Blood Orange, Beet, and Fennel Salad

A vibrant and refreshing salad combining sweet roasted red and golden beets with citrusy blood oranges, crisp fennel, and red onion. Dressed with citrus juices and premium oil, this colorful dish balances earthy, sweet, and tangy flavors.

6 servings
1 hr 35 min

Ingredients

  • 2 medium red beets, tops trimmed
  • 2 medium golden beets, tops trimmed
  • 3 whole blood oranges
  • 1 medium navel orange
  • 1 tablespoon fresh lemon juice
  • 1 tablespoon fresh lime juice
  • ½ small fennel bulb
  • ¼ whole red onion
  • 2 tablespoons extra-virgin olive oil
  • 1 teaspoon coarse sea salt
  • ½ teaspoon freshly ground black pepper
  • ¼ cup fresh cilantro and/or chervil leaves

Cooking Instructions

  1. 1.

    Preheat oven to 400°. Wash beets, leaving some water on skins. Wrap individually in foil; place on a rimmed baking sheet and roast until beets are tender when pierced with a knife, about 1 hour.

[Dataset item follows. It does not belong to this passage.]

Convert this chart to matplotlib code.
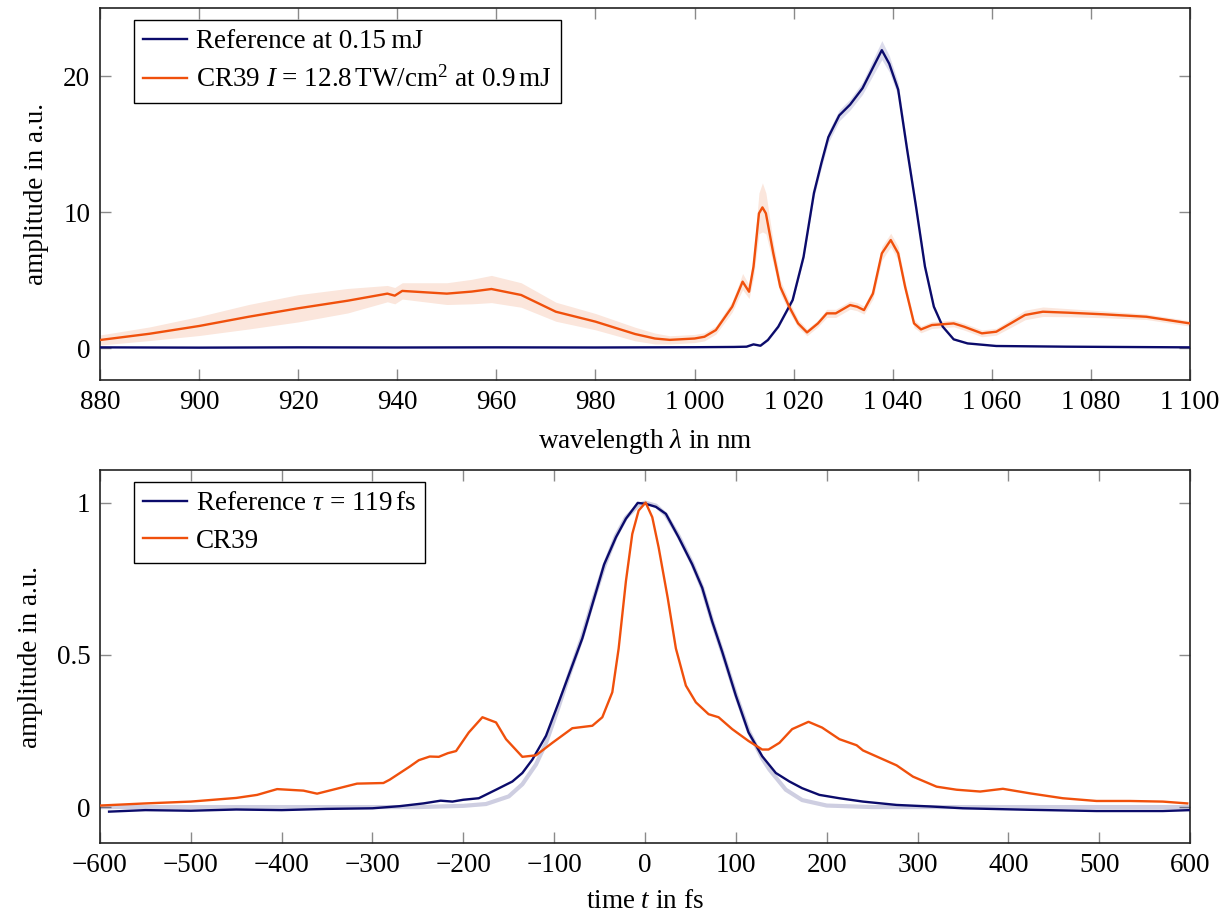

Let cool.

    60 min

  2. 2.

    Meanwhile, using a sharp knife, cut all peel and white pith from all oranges; discard. Working over a medium bowl, cut between membranes of 2 blood oranges to release segments into bowl; squeeze juice from membranes into bowl and discard membranes. Slice remaining blood orange and Cara Cara orange crosswise into thin rounds. Place sliced oranges in bowl with the segments. Add lemon juice and lime juice.

    15 min

  3. 3.

    Peel cooled beets. Slice 2 beets crosswise into thin rounds. Cut remaining 2 beets into wedges. Strain citrus juices; reserve. Layer beets and oranges on plates, dividing evenly. Arrange fennel and onion over beets. Spoon reserved citrus juices over, then drizzle salad generously with oil. Season to taste with coarse sea salt and pepper. Let salad stand for 5 minutes to allow flavors to meld. Garnish salad with cilantro leaves.